Ridehail Revolution: Ridehail Travel and Equity in Los Angeles
A stark mobility divide separates American households with and without cars. While households with cars move easily across space, households without cars face limited access to opportunities. But no longer. Ridehail companies such as Uber and Lyft divorce car access from ownership, revolutionizing auto-mobility as we know it. Despite its high-tech luster, we do not yet know how ridehailing serves different neighborhoods and travelers, and who, if anyone, is left behind. The closest historical analog to new ridehail services is the taxi industry, which has a history of discrimination, particularly against black riders and neighborhoods.

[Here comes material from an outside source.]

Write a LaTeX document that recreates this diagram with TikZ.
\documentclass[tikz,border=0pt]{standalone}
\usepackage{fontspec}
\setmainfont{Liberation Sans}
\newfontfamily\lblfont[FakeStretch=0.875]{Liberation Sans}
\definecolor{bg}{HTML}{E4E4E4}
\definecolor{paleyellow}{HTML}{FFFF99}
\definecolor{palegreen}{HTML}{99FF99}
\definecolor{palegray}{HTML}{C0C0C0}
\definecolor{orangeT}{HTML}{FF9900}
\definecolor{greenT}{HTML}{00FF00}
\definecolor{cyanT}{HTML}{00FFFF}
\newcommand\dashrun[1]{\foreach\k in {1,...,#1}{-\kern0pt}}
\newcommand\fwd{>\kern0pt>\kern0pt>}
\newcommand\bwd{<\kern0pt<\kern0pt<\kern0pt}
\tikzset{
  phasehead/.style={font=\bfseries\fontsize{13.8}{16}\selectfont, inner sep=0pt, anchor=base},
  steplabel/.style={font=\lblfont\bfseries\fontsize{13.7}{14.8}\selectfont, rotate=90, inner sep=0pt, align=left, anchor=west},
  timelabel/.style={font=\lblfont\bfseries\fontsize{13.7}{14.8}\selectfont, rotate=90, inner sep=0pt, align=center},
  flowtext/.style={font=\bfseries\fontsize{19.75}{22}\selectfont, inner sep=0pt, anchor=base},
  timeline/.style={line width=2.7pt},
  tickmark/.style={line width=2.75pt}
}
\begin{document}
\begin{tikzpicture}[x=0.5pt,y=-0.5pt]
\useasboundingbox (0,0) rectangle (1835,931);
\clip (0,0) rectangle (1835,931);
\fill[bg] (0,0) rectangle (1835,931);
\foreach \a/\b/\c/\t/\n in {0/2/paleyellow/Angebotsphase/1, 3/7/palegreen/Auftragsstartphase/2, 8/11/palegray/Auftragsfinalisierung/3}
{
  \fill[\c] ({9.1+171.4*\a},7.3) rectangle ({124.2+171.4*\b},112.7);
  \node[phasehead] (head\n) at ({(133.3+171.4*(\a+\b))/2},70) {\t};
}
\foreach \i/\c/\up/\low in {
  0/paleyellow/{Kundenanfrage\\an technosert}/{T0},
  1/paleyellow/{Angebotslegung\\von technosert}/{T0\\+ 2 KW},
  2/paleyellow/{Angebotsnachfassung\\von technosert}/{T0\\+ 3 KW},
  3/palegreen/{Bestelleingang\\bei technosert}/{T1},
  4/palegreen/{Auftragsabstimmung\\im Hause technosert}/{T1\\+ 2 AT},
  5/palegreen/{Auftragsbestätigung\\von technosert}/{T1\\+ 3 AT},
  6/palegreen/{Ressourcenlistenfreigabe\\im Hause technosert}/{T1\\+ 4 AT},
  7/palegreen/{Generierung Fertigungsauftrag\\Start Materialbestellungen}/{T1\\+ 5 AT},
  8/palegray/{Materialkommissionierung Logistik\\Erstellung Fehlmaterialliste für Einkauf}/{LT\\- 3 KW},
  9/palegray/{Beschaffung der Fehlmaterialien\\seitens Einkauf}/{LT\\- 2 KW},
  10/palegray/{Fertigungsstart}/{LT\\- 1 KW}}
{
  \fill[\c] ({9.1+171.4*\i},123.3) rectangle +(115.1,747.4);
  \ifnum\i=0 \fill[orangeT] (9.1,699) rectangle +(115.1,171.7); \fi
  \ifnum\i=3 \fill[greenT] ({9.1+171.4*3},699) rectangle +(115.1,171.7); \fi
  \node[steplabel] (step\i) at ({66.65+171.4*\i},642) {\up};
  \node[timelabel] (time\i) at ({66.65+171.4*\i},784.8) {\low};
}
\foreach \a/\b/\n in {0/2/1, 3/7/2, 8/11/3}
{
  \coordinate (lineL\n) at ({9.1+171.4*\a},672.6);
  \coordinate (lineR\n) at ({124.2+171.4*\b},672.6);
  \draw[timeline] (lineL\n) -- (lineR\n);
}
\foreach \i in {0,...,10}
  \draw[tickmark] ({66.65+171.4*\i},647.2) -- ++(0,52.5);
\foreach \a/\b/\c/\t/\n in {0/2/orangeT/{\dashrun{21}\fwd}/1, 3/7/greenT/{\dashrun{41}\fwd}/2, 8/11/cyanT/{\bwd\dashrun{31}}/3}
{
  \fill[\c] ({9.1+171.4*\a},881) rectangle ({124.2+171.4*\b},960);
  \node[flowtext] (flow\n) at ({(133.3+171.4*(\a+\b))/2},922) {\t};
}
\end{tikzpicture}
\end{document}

Ridehail services may discriminate less than taxis and extend reliable car access to neighborhoods underserved by taxis. Or they may not.

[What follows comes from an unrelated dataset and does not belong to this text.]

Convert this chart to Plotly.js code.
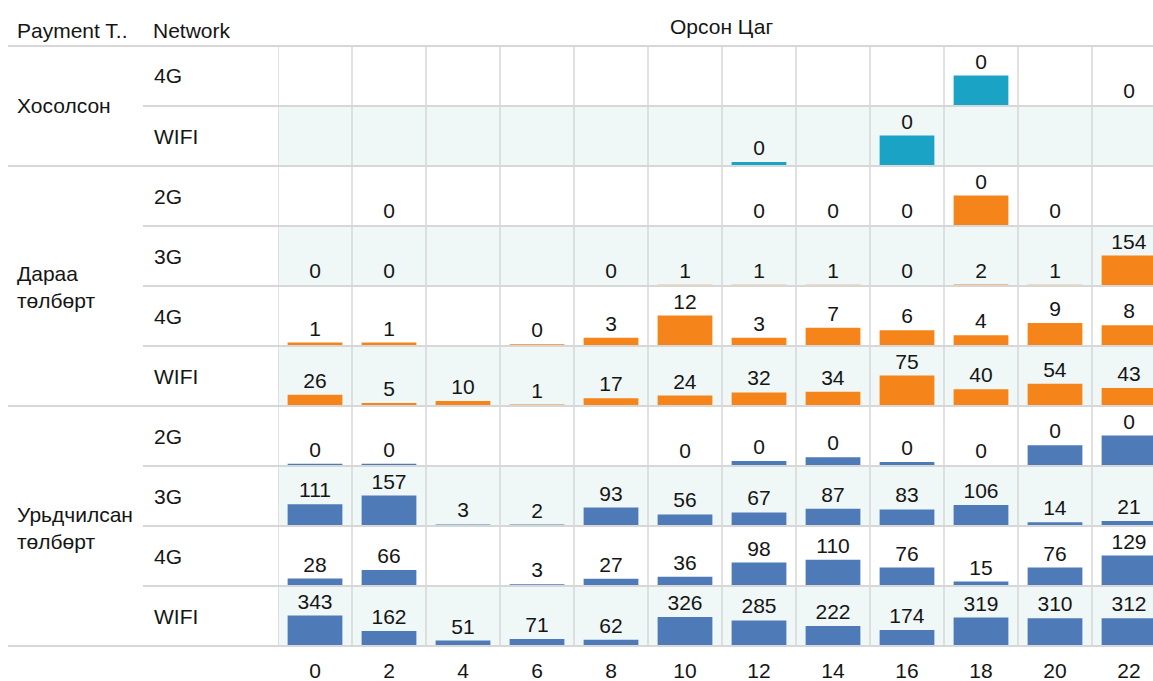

In this study, I pose and answer three questions about ridehail access and equity in Los Angeles. First, what explains the geographical distribution of ridehail trips across neighborhoods? Second, what explains ridehail use by individuals? Finally, is there evidence of racial or gender discrimination on ridehail and taxi services? To answer these questions, I relied on two novel data sets. First, I used trip-level data to evaluate ridehail travel in neighborhoods and by individuals. Second, I conducted an audit study of ridehail and taxi services to evaluate if and how wait times and ride request cancellation rates vary by rider race, ethnicity, or gender.

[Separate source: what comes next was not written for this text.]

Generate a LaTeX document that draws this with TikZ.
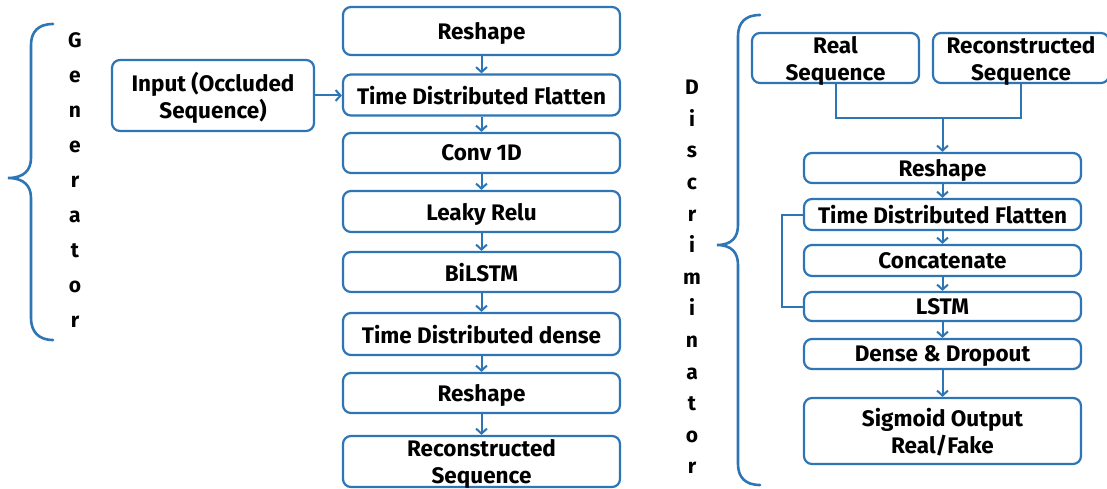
\documentclass[tikz,border=0pt]{standalone}
\usepackage{fontspec}
\setmainfont{Fira Sans}
\usetikzlibrary{arrows.meta}
\definecolor{netblue}{RGB}{46,117,182}
\tikzset{
  layer/.style={draw=netblue, line width=2.2pt, rounded corners=8pt, fill=white,
    align=center, inner sep=0pt, text depth=0pt, font=\fontsize{22.5}{27}\selectfont\bfseries},
  arr/.style={draw=netblue, line width=2pt, -{Straight Barb[length=5pt,width=11pt,line width=2pt]}},
  link/.style={draw=netblue, line width=2pt},
  brace/.style={draw=netblue, line width=2.6pt, line cap=round},
  vlabel/.style={align=center, inner sep=0pt, font=\fontsize{21}{#1}\selectfont\bfseries},
}
\begin{document}
\begin{tikzpicture}[x=1pt,y=-1pt]
\useasboundingbox (0,0) rectangle (1107,489);

% ---------- Generator ----------
\node[layer, minimum width=277pt, minimum height=48pt] (g1) at (481.5,31) {Reshape};
\node[layer, minimum width=277pt, minimum height=41pt] (g2) at (481.5,95) {Time Distributed Flatten};
\node[layer, minimum width=277pt, minimum height=40pt] (g3) at (481.5,153) {Conv 1D};
\node[layer, minimum width=277pt, minimum height=41pt] (g4) at (481.5,211.5) {Leaky Relu};
\node[layer, minimum width=277pt, minimum height=40pt] (g5) at (481.5,272) {BiLSTM};
\node[layer, minimum width=277pt, minimum height=42pt] (g6) at (481.5,334) {Time Distributed dense};
\node[layer, minimum width=277pt, minimum height=40pt] (g7) at (481.5,393) {Reshape};
\node[layer, minimum width=277pt, minimum height=51pt] (g8) at (481.5,461.5) {Reconstructed\\Sequence};
\node[layer, minimum width=202pt, minimum height=71pt] (gin) at (213,95.5) {Input (Occluded\\Sequence)};

\draw[arr] (gin.east) -- (gin.east -| g2.west);
\foreach \a/\b in {g1/g2,g2/g3,g3/g4,g4/g5,g5/g6,g6/g7,g7/g8}
  \draw[arr] (\a.south) -- (\b.north);

% generator brace and label
\draw[brace] (53,24) .. controls (38,24) and (31,32) .. (31,45)
  -- (31,158) .. controls (31,170) and (24,178) .. (8,178)
  .. controls (24,178) and (31,186) .. (31,198)
  -- (31,318) .. controls (31,331) and (38,340) .. (53,340);
\node[vlabel=35] (glabel) at (75,180) {G\\e\\n\\e\\r\\a\\t\\o\\r};

% ---------- Discriminator ----------
\node[layer, minimum width=167pt, minimum height=50pt] (dreal) at (835.5,58) {Real\\Sequence};
\node[layer, minimum width=176pt, minimum height=50pt] (drec) at (1021,58) {Reconstructed\\Sequence};
\node[layer, minimum width=277pt, minimum height=30pt] (d1) at (942.5,168) {Reshape};
\node[layer, minimum width=277pt, minimum height=31pt] (d2) at (942.5,214.5) {Time Distributed Flatten};
\node[layer, minimum width=277pt, minimum height=31pt] (d3) at (942.5,260.5) {Concatenate};
\node[layer, minimum width=277pt, minimum height=29pt] (d4) at (942.5,306.5) {LSTM};
\node[layer, minimum width=277pt, minimum height=30pt] (d5) at (942.5,354) {Dense \& Dropout};
\node[layer, minimum width=277pt, minimum height=66pt] (d6) at (942.5,431) {Sigmoid Output\\Real/Fake};

\coordinate (dj) at (942.5,118);
\draw[link] (dreal.south) |- (dj) -| (drec.south);
\draw[arr] (dj) -- (d1.north);
\foreach \a/\b in {d1/d2,d2/d3,d3/d4,d4/d5,d5/d6}
  \draw[arr] (\a.south) -- (\b.north);
\draw[link] (d2.west) -- ++(-21,0) |- (d4.west);

% discriminator brace and label
\draw[brace] (760,15) .. controls (745,15) and (738,23) .. (738,36)
  -- (738,225) .. controls (738,237) and (732,245) .. (717,245)
  .. controls (732,245) and (738,253) .. (738,265)
  -- (738,464) .. controls (738,477) and (745,485) .. (760,485);
\node[vlabel=31.6] (dlabel) at (692,277) {D\\i\\s\\c\\r\\i\\m\\i\\n\\a\\t\\o\\r};
\end{tikzpicture}
\end{document}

I find that ridehailing extends reliable car access to travelers and neighborhoods previously marginalized by the taxi industry. Ridehailing served neighborhoods home to 99.8 percent of the Los Angeles County population. Strong associations between ridehail use and neighborhood household vehicle ownership suggests that ridehailing provides auto-mobility in neighborhoods where many lack reliable access to cars. For most users, ridehailing filled an occasional rather than regular travel need, and a small share of avid users made the majority of ridehail trips. While hailing shared rides was common in low-income neighborhoods, I also find that people shared less if they lived in racial or ethnically diverse neighborhoods. Finally, audit data reveal high levels of discrimination against black riders by taxi drivers. Black riders were 73 percent more likely than white riders to have a taxi trip cancelled and waited between six and 15 minutes longer than white riders, all else equal. By contrast, ridehail services nearly eliminate the racial-ethnic differences in service quality. Policy and platform-level strategies can erase the remaining mobility gap and ensure equitable access to ridehailing and future technology-enabled mobility services.